News outlets across the globe have covered the all-hands-on-deck search for Solomon. At its center is a lifelong Charleston resident, a surfer whose charisma impressed classmates at St. Andrew's Parish High School in West Ashley, an energetic critical care nurse whose biting sense of humor delighted colleagues and a family man who exuded love for his wife and daughter. 

“He just was such a selfless person,” Miller said. “He took such pride and joy in helping other people.”

Family members previously told the newspaper the search had shifted from rescue to recovery. Mexican authorities, however, said they’re still combing beaches, caverns and ruins to locate the U.S. citizen. As the effort continued, The Post and Courier reached out to Solomon’s family and friends to spotlight someone many call one of a kind. 

Charleston roots

Solomon grew up west of the Ashley River and attended John Wesley United Methodist Church. He was an exuberant presence in the neighborhood — someone everyone liked, recalled friend David Corvette.

Corvette, who has known Solomon since the two were babies, said their fathers coached the church basketball team and that Solomon was a standout player. Growing up, Corvette called Solomon’s dad, Edmond Bradley Solomon Jr., Uncle Buck. 

“That’s how close we were,” said Corvette, 63. 

Friends from high school describe Solomon as a hardworking, handsome guy who mingled with everyone — jocks, surfers, high achievers. He never met a stranger, said classmate Duke Sams, and never uttered a mean word.

Solomon, too, was always industrious. Classmates remember him wending a school bus through the residential streets of West Ashley — a job available to seniors at the time, Corvette said. Miller, Solomon’s daughter, said she didn’t know her dad maneuvered the bright yellow bus. But learning about his one-time gig made her laugh. “I’m not surprised at all,” she said. 

Miller said memories of Solomon have buoyed her amid the tragedy. Tidbits from her dad’s life have flooded Facebook since he went missing. She’s grateful, too, for the locals who cocooned the family in support during their brief stay on the island. 

On April 18, Cozumel resident Katy Gonzalez told The Post and Courier crews were still scouring the island for Solomon, even in his family’s absence. Cozumel — about 30 miles long and 10 miles wide — has dense jungle carpeting much of its interior.

Back in the states, friends and family are reminiscing about Solomon as the search enters its fourth week without resolution. 
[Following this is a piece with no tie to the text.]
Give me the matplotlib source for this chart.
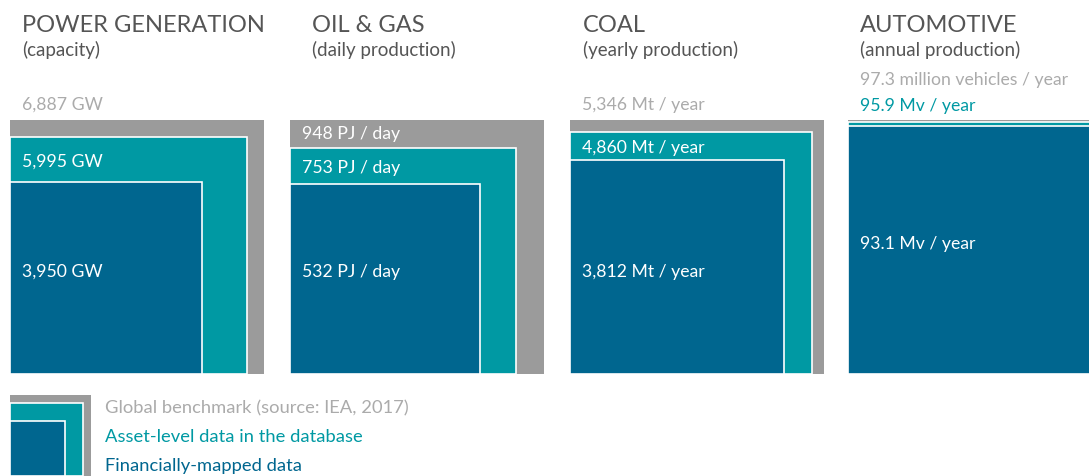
import numpy as np
import matplotlib
matplotlib.use('Agg')
from matplotlib import pyplot as plt
from matplotlib.patches import Rectangle

plt.rcParams['font.family'] = ['Lato', 'DejaVu Sans']

sectors = ['POWER GENERATION', 'OIL & GAS', 'COAL', 'AUTOMOTIVE']
subtitles = ['(capacity)', '(daily production)', '(yearly production)', '(annual production)']
benchmark = [6887, 948, 5346, 97.3]
asset_level = [5995, 753, 4860, 95.9]
financial = [3950, 532, 3812, 93.1]
benchmark_labels = ['6,887 GW', '948 PJ / day', '5,346 Mt / year', '97.3 million vehicles / year']
asset_labels = ['5,995 GW', '753 PJ / day', '4,860 Mt / year', '95.9 Mv / year']
financial_labels = ['3,950 GW', '532 PJ / day', '3,812 Mt / year', '93.1 Mv / year']
legend_labels = ['Global benchmark (source: IEA, 2017)', 'Asset-level data in the database',
                 'Financially-mapped data']

GRAY = '#9b9b9b'
TEAL = '#0099a3'
BLUE = '#00668f'
TITLE_C = '#555555'
LIGHT_C = '#ababab'

fig = plt.figure(figsize=(10.89, 4.76), dpi=100)
ax = fig.add_axes([0, 0, 1, 1])
ax.set_xlim(0, 1089)
ax.set_ylim(476, 0)
ax.axis('off')

# layout (pixels)
lefts = [10, 290, 570, 848]
title_x = [22, 312, 583, 860]
fin_label_y = [272, 272, 272, 244]
bottom = 374
full = 254  # side of the benchmark square
fs = 12.7

for i in range(4):
    x0 = lefts[i]
    sides = [full * np.sqrt(v / benchmark[i]) for v in (benchmark[i], asset_level[i], financial[i])]
    for s, c, lw in zip(sides, [GRAY, TEAL, BLUE], [0, 1.2, 1.2]):
        ax.add_patch(Rectangle((x0, bottom - s), s, s, facecolor=c,
                               edgecolor='white', linewidth=lw))
    ax.text(title_x[i], 25, sectors[i], fontsize=17, color=TITLE_C, va='center')
    ax.text(title_x[i], 50, subtitles[i], fontsize=13.5, color=TITLE_C, va='center')

    tx = x0 + 12
    g_top = bottom - sides[0]
    t_top = bottom - sides[1]
    b_top = bottom - sides[2]
    # benchmark label
    if i == 1:
        ax.text(tx, (g_top + t_top) / 2, benchmark_labels[i], fontsize=fs, color='white', va='center')
    elif i == 3:
        ax.text(tx, 80, benchmark_labels[i], fontsize=fs, color=LIGHT_C, va='center')
    else:
        ax.text(tx, 105, benchmark_labels[i], fontsize=fs, color=LIGHT_C, va='center')
    # asset-level label
    if i == 3:
        ax.text(tx, 106, asset_labels[i], fontsize=fs, color=TEAL, va='center')
    else:
        ax.text(tx, (t_top + b_top) / 2 + 2, asset_labels[i], fontsize=fs, color='white', va='center')
    # financial label
    ax.text(tx, fin_label_y[i], financial_labels[i], fontsize=fs, color='white', va='center')

# legend
lx, lbot = 10, 476
lside = 81
for frac, c, lw in zip([1.0, 0.9, 0.68], [GRAY, TEAL, BLUE], [0, 1.2, 1.2]):
    s = lside * frac
    ax.add_patch(Rectangle((lx, lbot - s), s, s, facecolor=c, edgecolor='white', linewidth=lw))
for y, t, c in zip([408, 437, 466], legend_labels, [LIGHT_C, TEAL, BLUE]):
    ax.text(105, y, t, fontsize=13.2, color=c, va='center')

fig.savefig('out.png', dpi=100)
On social media, posts have abounded. One relative recalled watching in awe as Solomon surfed off Folly Beach, starstruck by her older cousin. Friends have shared grainy photos with timestamps stretching back decades. A pastor at St. Andrew’s Church in Mount Pleasant recently led the congregation in prayer for the family. 

That family — Solomon, plus Mimi and Miller — is the man’s world, friends said. He was a single dad for much of Miller’s childhood. When he met Mimi, his daughter was thrilled. She walked her dad down the aisle at a backyard ceremony on Edisto Island. A colleague called Mimi and Solomon “soulmates.”

They both worked at the VA, and every day at noon he stopped work to eat lunch with his wife, Moody recalled. That hour was sacred — no matter Solomon’s workload. His daughter, too, was known to colleagues. He talked with palpable pride of Miller, from her career aspirations to volleyball victories. Colleagues felt like they knew his daughter, even if they only met her once or twice.

Brad Solomon Clemson

Brad Solomon, a former critical care nurse, poses in Clemson gear at the Ralph H. Johnson VA Medical Center. 

Those colleagues include Moody, the beneficiary of Solomon’s green thumb. He planted flowers in Moody’s yard years ago — before his dementia diagnosis in 2022, before the recent cruise.

The wonderful thing about the daisies and other flowers Solomon planted, Moody noted, is that they bloom anew every year.